ESHRE 40th annual meeting in Amsterdam July 2024

I had a very enjoyable time in Amsterdam.  My thanks are due to Michael Close and his team, Sharan, Mark and Sean, for their hospitality and for their ability to bring so many people together.  On this occasion, more urologists and gynaecologists, including Professor Tim Child, with whom I debated the importance of DNA fragmentation a few weeks ago.

Every conference has a slightly different flavour.  Not quite a theme and not quite a message, but more of ‘a mood’.  This year’s mood was science, inescapable with the adoption of AI in medicine and diagnostics.  In fertility, and particularly in IVF, AI flies in the face of ‘it is just a numbers game’ or ‘it only takes one (sperm)’.  Surely, our patients will ask, we can do better than that with AI.

So many of the presentations were looking at aspects of the sperm and egg quality beyond the purely visual, which might help to predict and thus improve outcomes.  It seems to me that there is now a tacit acceptance that male factors are 50% of the problem and that therefore further attempts at diagnosis are indeed important.  This may lead to better treatment protocols and thus to better outcomes.  It is no longer the case that there is a blind acceptance that ICSI is the inevitable ‘best choice’ whatever the circumstances.  Although this approach has been a simple solution for the last 20 years, we are now beginning to understand that there may be detectable genetic and epigenetic causes of male factor infertility that may not be overcome by current sperm selection methods.

So the first step – which was evident in Amsterdam this week – is for us all to accept that we do need to take the investigations of male fertility very seriously.  We have to stop excusing our lack of interest and effort on the fatuous basis that we will only end up doing ICSI anyway and start to address the issues.  Several important areas were addressed.  The first, which is open to study, relates to the excess miscarriage rate and overall reduced success rate using surgically retrieved sperm in cases of nonobstructive azoospermia.  There was one very clever and extensive report looking at the genetic profile, or karyotype, of single sperm which had been surgically retrieved in cases of nonobstructive azoospermia, and the abnormal genetics of about 5% of these sperm may well hold the clue to the excess miscarriage rate in such cases.
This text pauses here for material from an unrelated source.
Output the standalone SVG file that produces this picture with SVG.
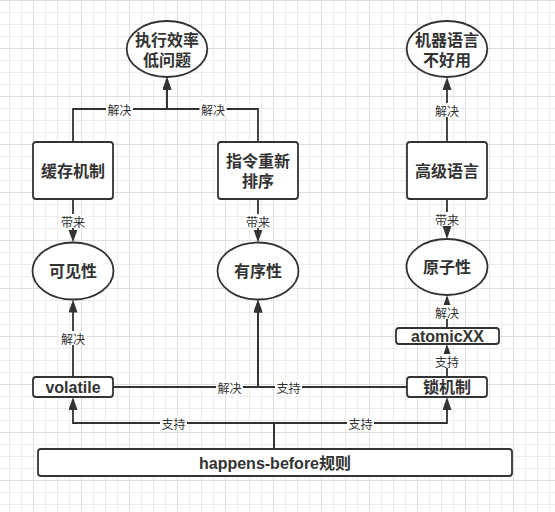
<svg xmlns="http://www.w3.org/2000/svg" width="555" height="512" viewBox="0 0 555 512">
  <defs>
    <!-- background grid: 12px minor cells, major line every 4 cells -->
    <pattern id="grid" width="48" height="48" patternUnits="userSpaceOnUse" x="-15" y="0">
      <rect x="0" y="0" width="48" height="48" fill="#ffffff"/>
      <rect x="12" y="0" width="1" height="48" fill="#ececec"/>
      <rect x="24" y="0" width="1" height="48" fill="#ececec"/>
      <rect x="36" y="0" width="1" height="48" fill="#ececec"/>
      <rect x="0" y="12" width="48" height="1" fill="#ececec"/>
      <rect x="0" y="24" width="48" height="1" fill="#ececec"/>
      <rect x="0" y="36" width="48" height="1" fill="#ececec"/>
      <rect x="0" y="0" width="1" height="48" fill="#dedede"/>
      <rect x="0" y="0" width="48" height="1" fill="#dedede"/>
    </pattern>
    <marker id="arrow" markerUnits="userSpaceOnUse" markerWidth="14" markerHeight="10" refX="9" refY="4.5" orient="auto">
      <path d="M0,0 L13,4.5 L0,9 Z" fill="#333333"/>
    </marker>
  </defs>
  <style>
    .box { fill: #ffffff; stroke: #333333; stroke-width: 1.8; }
    .t { font-family: "Liberation Sans", "Noto Sans CJK SC", sans-serif; font-size: 16px; font-weight: bold; fill: #333333; text-anchor: middle; dominant-baseline: central; }
    .edge { fill: none; stroke: #333333; stroke-width: 1.8; marker-end: url(#arrow); }
    .lb { fill: #ffffff; }
    .l { font-family: "Noto Sans CJK SC", sans-serif; font-size: 12px; fill: #333333; text-anchor: middle; dominant-baseline: central; }
  </style>

  <rect x="0" y="0" width="555" height="512" fill="url(#grid)"/>

  <!-- connectors -->
  <g id="connectors">
    <path class="edge" d="M73,142 V109 H167 V81"/>
    <path class="edge" d="M258,142 V109 H167 V81"/>
    <path class="edge" d="M447,142 V81"/>
    <path class="edge" d="M73,199 V238.5"/>
    <path class="edge" d="M258,199 V238.5"/>
    <path class="edge" d="M447,199 V235"/>
    <path class="edge" d="M73,377 V303.5"/>
    <path class="edge" d="M113,387 H258 V303.5"/>
    <path class="edge" d="M407,387 H258 V303.5"/>
    <path class="edge" d="M447,328 V299"/>
    <path class="edge" d="M447,377 V348"/>
    <path class="edge" d="M274,449 V423 H73 V401"/>
    <path class="edge" d="M274,449 V423 H447 V401"/>

    <!-- edge labels -->
    <rect class="lb" x="106" y="102" width="27" height="14"/>
    <text class="l" x="119.5" y="109">解决</text>
    <rect class="lb" x="199.5" y="102" width="27" height="14"/>
    <text class="l" x="213" y="109">解决</text>
    <rect class="lb" x="433.5" y="103" width="27" height="14"/>
    <text class="l" x="447" y="110">解决</text>
    <rect class="lb" x="59.5" y="214" width="27" height="14"/>
    <text class="l" x="73" y="221">带来</text>
    <rect class="lb" x="244.5" y="214" width="27" height="14"/>
    <text class="l" x="258" y="221">带来</text>
    <rect class="lb" x="433.5" y="212" width="27" height="14"/>
    <text class="l" x="447" y="219">带来</text>
    <rect class="lb" x="59.5" y="331" width="27" height="14"/>
    <text class="l" x="73" y="338">解决</text>
    <rect class="lb" x="216" y="380" width="27" height="14"/>
    <text class="l" x="229.5" y="387">解决</text>
    <rect class="lb" x="275" y="380" width="27" height="14"/>
    <text class="l" x="288.5" y="387">支持</text>
    <rect class="lb" x="433.5" y="305" width="27" height="14"/>
    <text class="l" x="447" y="312">解决</text>
    <rect class="lb" x="433.5" y="354" width="27" height="14"/>
    <text class="l" x="447" y="361">支持</text>
    <rect class="lb" x="160" y="416" width="27" height="14"/>
    <text class="l" x="173.5" y="423">支持</text>
    <rect class="lb" x="347" y="416" width="27" height="14"/>
    <text class="l" x="360.5" y="423">支持</text>
  </g>

  <!-- nodes -->
  <g id="low-efficiency">
    <ellipse class="box" cx="167" cy="49" rx="40.3" ry="28"/>
    <text class="t" x="167" y="40">执行效率</text>
    <text class="t" x="167" y="60">低问题</text>
  </g>
  <g id="machine-language">
    <ellipse class="box" cx="447" cy="49" rx="40.3" ry="28"/>
    <text class="t" x="447" y="40">机器语言</text>
    <text class="t" x="447" y="60">不好用</text>
  </g>
  <g id="cache">
    <rect class="box" x="33" y="142" width="80" height="57" rx="3"/>
    <text class="t" x="73" y="171">缓存机制</text>
  </g>
  <g id="reorder">
    <rect class="box" x="218" y="142" width="80" height="57" rx="3"/>
    <text class="t" x="258" y="161">指令重新</text>
    <text class="t" x="258" y="181">排序</text>
  </g>
  <g id="high-level-language">
    <rect class="box" x="407" y="142" width="80" height="57" rx="3"/>
    <text class="t" x="447" y="171">高级语言</text>
  </g>
  <g id="visibility">
    <ellipse class="box" cx="73" cy="271" rx="40.5" ry="28.5"/>
    <text class="t" x="73" y="271">可见性</text>
  </g>
  <g id="ordering">
    <ellipse class="box" cx="258" cy="271" rx="40.5" ry="28.5"/>
    <text class="t" x="258" y="271">有序性</text>
  </g>
  <g id="atomicity">
    <ellipse class="box" cx="447" cy="267" rx="40.5" ry="28"/>
    <text class="t" x="447" y="267">原子性</text>
  </g>
  <g id="atomic">
    <rect class="box" x="396" y="328" width="103" height="16" rx="3"/>
    <text class="t" x="447.5" y="336.5">atomicXX</text>
  </g>
  <g id="volatile">
    <rect class="box" x="33" y="377" width="80" height="20" rx="3"/>
    <text class="t" x="73" y="387.5">volatile</text>
  </g>
  <g id="lock">
    <rect class="box" x="407" y="377" width="80" height="20" rx="3"/>
    <text class="t" x="447" y="387.5">锁机制</text>
  </g>
  <g id="happens-before">
    <rect class="box" x="38" y="449" width="474" height="27" rx="3"/>
    <text class="t" x="275" y="463">happens-before规则</text>
  </g>
</svg>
The issue of poorer outcomes with poor sperm morphology in cycles of ICSI was also reviewed, and for the first-time scientists are beginning to identify some genetic traits which better protect sperm from damage and thus might result in better morphology.

More science is being applied to the genetics of severe male factor infertility, and it looks as if some failures of spermatogenesis may in fact be X-linked and thus inherited from the maternal line.  The epigenome is also coming of age.  We heard an interesting paper from Munich about the probable epigenetic link between childhood and paternal obesity, with obvious implications for fertility.

Finally, we must not lose sight of the fact that the exhibition at this meeting was really enormous, indicating increasing reliance of specialists and doctors on the industrial commercialisation of fertility treatments.  This is a double-edged benefit, because of course whilst industry can create innovations, it necessarily is based upon profit, and profit will be taken from the transactional business of cycles of therapy.  This is just something that we all have to live with, but we do have to be aware that those influences can be both positive and negative.

Overall, it was an enjoyable meeting because learning from large surveys and reports from really huge fertility units, particularly in China and in Japan, do bring further knowledge and understanding to the rapidly moving science of this subject.